Zudan menambahkan bahwa bukan hanya CPNS dosen yang mengundurkan diri.
Tercatat lima instansi atau calon abdi negara dari 5 kementerian/lembaga (K/L) dengan angka pengunduran diri tertinggi, yaitu Kementerian Pendidikan, Kebudayaan, Riset, dan Teknologi, Kementerian Kesehatan, Kementerian Komunikasi, Badan Pengawas Pemilihan Umum (Bawaslu), dan Kementerian Pekerjaan Umum dan Perumahan Rakyat (PUPR).
Lalu, apa sebenarnya yang terjadi dengan dunia CPNS yang kerap disebut sebagai pekerjaan idaman hingga banyak yang mengundurkan diri?
Ekonom Indonesia Development and Islamic Studies (IDEAS) Shofie az Zahra berpendapat bahwa telah terjadi pergeseran persepsi terkait dunia kerja, terutama di kalangan generasi muda.
Dahulu, menjadi PNS identik dengan stabilitas, jaminan pensiun, dan status sosial yang tinggi.
Namun, kini banyak generasi muda yang memprioritaskan fleksibilitas kerja, peluang pengembangan diri, dan kompensasi yang sesuai dengan beban kerja serta kualitas hidup.

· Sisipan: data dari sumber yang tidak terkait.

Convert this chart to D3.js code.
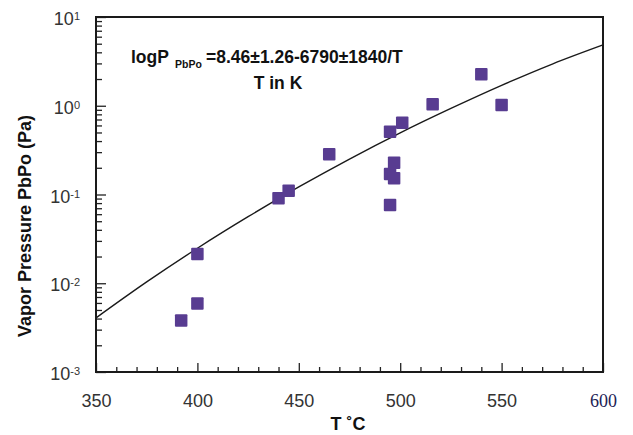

“Penempatan di daerah terpencil dengan minimnya fasilitas pendukung, serta gaji awal yang dianggap kurang kompetitif dibandingkan sektor swasta atau startup digital, menjadi faktor utama menurunnya minat,” ujarnya kepada CNNIndonesia.com, Rabu (23/4).
Shofie melanjutkan, fenomena ini dapat dipandang sebagai hal positif karena mencerminkan meningkatnya aspirasi dan ekspektasi profesional generasi muda, yang pada akhirnya dapat mendorong peningkatan kualitas pelayanan publik.
Di sisi lain, fenomena ini juga menjadi tantangan bagi pemerintah untuk menarik minat generasi muda berkualitas menjadi PNS.
Terlebih dengan keterbatasan dana APBN atau APBD, pekerjaan PNS akan semakin sulit bersaing dengan pekerjaan di sektor swasta, terutama di kota-kota besar.
Menyikapi kondisi tersebut, Shofie menyarankan pemerintah untuk melakukan reformasi struktural dalam sistem manajemen CPNS.
Pemerintah perlu memastikan bahwa sistem penempatan calon abdi negara tidak hanya bersifat administratif, tetapi juga mempertimbangkan aspek insentif, pengembangan karier, dan kesiapan individu.